Le marché du vivre ensemble
Entre professionnalisation de l’intermédiation bailleur-locataire, et pacifiation des conflits dans les grands ensembles HLM

5 juin 2015

Directeur de thèse : Agnès Deboulet

Discipline : Sociologie

Année d’inscription : 2014

Université : Université Paris 8

Ecole doctorale : ED 401

Résumé

À partir d’une enquête en immersion chez un prestataire pour des organismes HLM, cette thèse analyse comment le traitement des troubles résidentiels dans le parc social a généré un marché pour une nébuleuse d’associations et de bureaux d’études spécialisés en ingénierie sociale et urbaine.
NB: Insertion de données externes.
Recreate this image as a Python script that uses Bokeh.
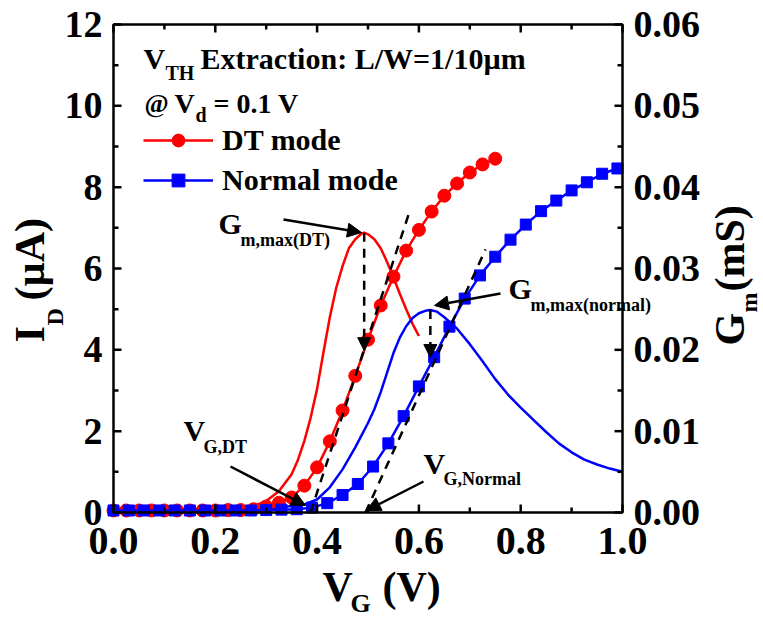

Face à des désordres résidentiels qui mettent à l’épreuve les modes de gestion et de cohabitation dans les grands ensembles, un groupe professionnel segmenté – les acteurs du « développement social urbain » (DSU) – tente de légitimer son expertise, en revendiquant une double capacité d’intermédiation entre bailleurs et locataires et de mobilisation des « invisibles » et autres « exclus » de l’espace public. Mais le processus de professionnalisation de ces intervenants se heurte néanmoins aux préoccupations patrimoniales et gestionnaires des organismes HLM, qui sont les commanditaires de leurs actions. Cette subordination entraîne des tensions identitaires pour les acteurs, tiraillés entre une rationalité gestionnaire portée par le monde HLM, et les objectifs de développement social poursuivis par la politique de la ville. Les professionnels du DSU internes aux bailleurs gèrent cette épreuve de positionnement en sous-traitant les relations de face-à-face avec les résidents à des prestataires, parvenus à monétiser le travail de « terrain » au prix d’une standardisation de leurs prestations. Considérant les troubles résidentiels comme une manifestation de problèmes sociaux structurels interpellant l’ensemble de la société, ce travail met en évidence comment les dynamiques d’institutionnalisation et de marchandisation du DSU entretiennent une logique de (dé)responsabilisation en « cascade », qui se décline en une injonction à la civilité : face à des problèmes sociaux et résidentiels dont les habitants et les agents de proximité sont in fine rendus responsables, ces acteurs n’auraient alors d’autres issues que de se responsabiliser et de faire l’apprentissage du vivre ensemble.